- _What is being asked_
Take the lines from the head of the listing through the one bearing "import numpy as np" and copy them exactly, leaving every picture out.
[Start Supplied material]
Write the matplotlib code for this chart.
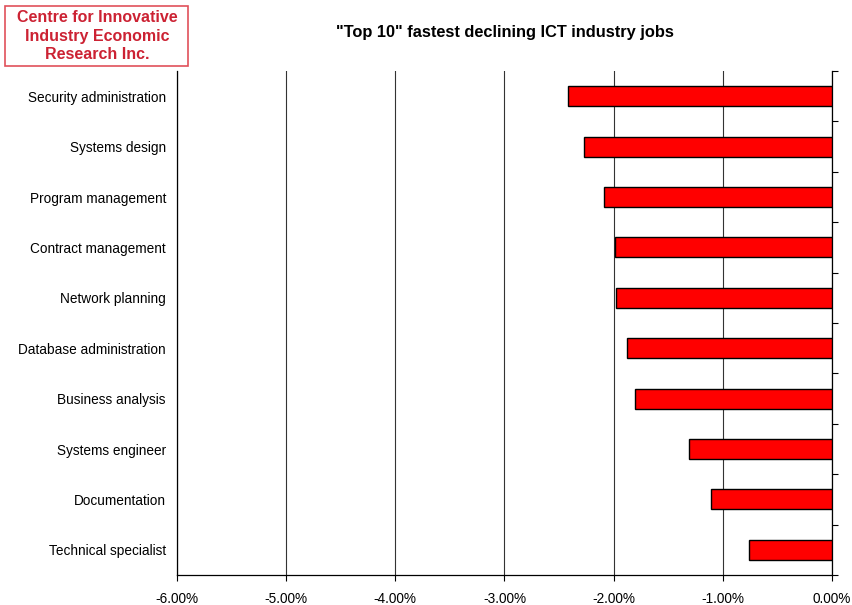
import matplotlib
matplotlib.use("Agg")
import matplotlib.pyplot as plt
from matplotlib.patches import Rectangle
from matplotlib.ticker import FuncFormatter
import numpy as np

plt.rcParams['font.family'] = ['Liberation Sans', 'DejaVu Sans']

jobs = [
    "Security administration",
    "Systems design",
    "Program management",
    "Contract management",
    "Network planning",
    "Database administration",
    "Business analysis",
    "Systems engineer",
    "Documentation",
    "Technical specialist",
]
change_pct = [-2.42, -2.27, -2.09, -1.985, -1.975, -1.88, -1.80, -1.31, -1.11, -0.76]
x_ticks = [-6, -5, -4, -3, -2, -1, 0]

fig = plt.figure(figsize=(8.53, 6.05), dpi=100)
ax = fig.add_axes([177 / 853, 30 / 605, 655 / 853, 504 / 605])

pos = np.arange(len(jobs))
ax.barh(pos, change_pct, height=0.4, color='#ff0000', edgecolor='black',
        linewidth=1.0, zorder=3)

ax.set_xlim(-6, 0)
ax.set_ylim(len(jobs) - 0.5, -0.5)
ax.set_xticks(x_ticks)
ax.xaxis.set_major_formatter(FuncFormatter(lambda v, _: f"{v:.2f}%"))
ax.tick_params(axis='x', direction='out', length=4, width=0.8, labelsize=9.8, pad=8)
ax.grid(axis='x', color='#333333', linewidth=0.8, zorder=0)

ax.set_yticks(pos)
ax.set_yticklabels(jobs, fontsize=9.8)
ax.tick_params(axis='y', length=0, pad=8)

ax.spines['top'].set_visible(False)
for side in ('left', 'bottom', 'right'):
    ax.spines[side].set_color('black')
    ax.spines[side].set_linewidth(0.9)

# category separators as outward ticks on the zero line
ax2 = ax.twinx()
ax2.set_ylim(ax.get_ylim())
ax2.set_yticks(np.arange(len(jobs) + 1) - 0.5)
ax2.set_yticklabels([])
ax2.tick_params(axis='y', direction='out', length=4, width=0.8)
for side in ('top', 'left', 'bottom', 'right'):
    ax2.spines[side].set_visible(False)

fig.text(505 / 853, 1 - 32 / 605, '"Top 10" fastest declining ICT industry jobs',
         ha='center', va='center', fontsize=11.8, fontweight='bold')

# organisation badge
fig.patches.append(Rectangle((5 / 853, 1 - 66 / 605), 183 / 853, 60 / 605,
                             transform=fig.transFigure, facecolor='white',
                             edgecolor='#e0505a', linewidth=1.2))
fig.text(97 / 853, 1 - 36 / 605,
         "Centre for Innovative\nIndustry Economic\nResearch Inc.",
         ha='center', va='center', fontsize=11.5, fontweight='bold',
         color='#cc2233', linespacing=1.3)

fig.savefig("out.png", dpi=100)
[End Supplied material]
- _Task solution_
Write the matplotlib code for this chart.
import matplotlib
matplotlib.use("Agg")
import matplotlib.pyplot as plt
from matplotlib.patches import Rectangle
from matplotlib.ticker import FuncFormatter
import numpy as np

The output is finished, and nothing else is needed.